Even when there's no supernatural element alleged, it can be tricky to sort fact from fiction. I don't know if Ed Gein (1906-84) is the serial killer who's inspired the most movies, but he's certainly been popular, and interestingly some of the ones that took looser inspiration rather than any of the ones purporting to be biopics are the best known. His exploits are not for the squeamish. Suffice it to say he was very close to his mother and had some outre ideas about decorating, clothing and women.
Psycho (1960, now streaming on Stan), based on Robert Bloch's novel rather than Gein directly, has the mother-fixated Norman Bates (Anthony Perkins) as a taxidermy-loving hotel keeper whose invalid mother is murderously unhappy whenever he shows any interest in young women. You have to feel sorry for the guy, which is much easier with Perkins than Vince Vaughn in the terrible remake.

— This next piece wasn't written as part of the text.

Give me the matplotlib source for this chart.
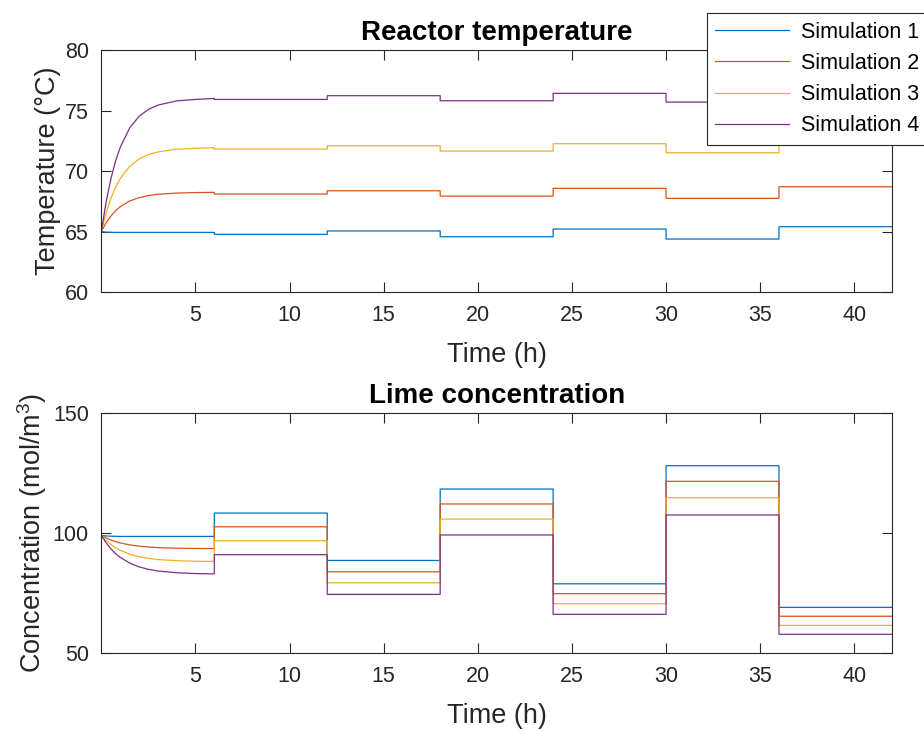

The Texas Chain Saw Massacre (1974) drew on some of Gein's grislier activities including the creative use of body parts for decoration and clothing. The serial killer Buffalo Bill in the adaptation of Thomas Harris's novel The Silence of the Lambs (1991, streaming on Stan) also had aspects of Gein (who made himself a female skin suit) as did the lead character in the lesser-known Deranged (1974).
Rumours and embellishments and a desperate desire to believe can add dubious spice to stories. The case of the Cottingley Fairies, while not scary, saw deception meet with credulity for decades. In 1917, young Frances Wright was staying with the family of her older cousin Elsie Wright, 16, in Cottingley, Yorkshire. The girls borrowed the camera belonging to Elsie's father Arthur to prove their claim of seeing fairies nearby. He dismissed the resulting photos as a prank but his wife Polly in 1919 showed them at a Theosophical Society meeting where they were believed to be real, including by leading theosophist Edward Gardner. They came to the attention of Sir Arthur Conan Doyle who, more gullible than his creation Sherlock Holmes, was also convinced.
Some who saw the photos were sceptical - in one publication it was perceptively written, "For the true explanation of these fairy photographs what is wanted is not a knowledge of occult phenomena but a knowledge of children" but the girls stuck by their story for decades, only admitting the hoax - done with drawings on paper - in 1983. They did, however, claim they had seen fairies and Frances rather unconvincingly insisted the last photo was real, perhaps trying to retain a shred of credibility in an affair that had spun out of the girls' control. All this inspired the ambiguously titled FairyTale: A True Story (1997) which tried to have it both ways as to the existence of fairies. Another film the same year, Photographing Fairies, was based on a novel inspired by the same incident.
Enjoy supernatural movies, if they're your thing, but take any claims of veracity with an even bigger helping of salt than usual. And even those based on more mundane reality might not be especially true stories.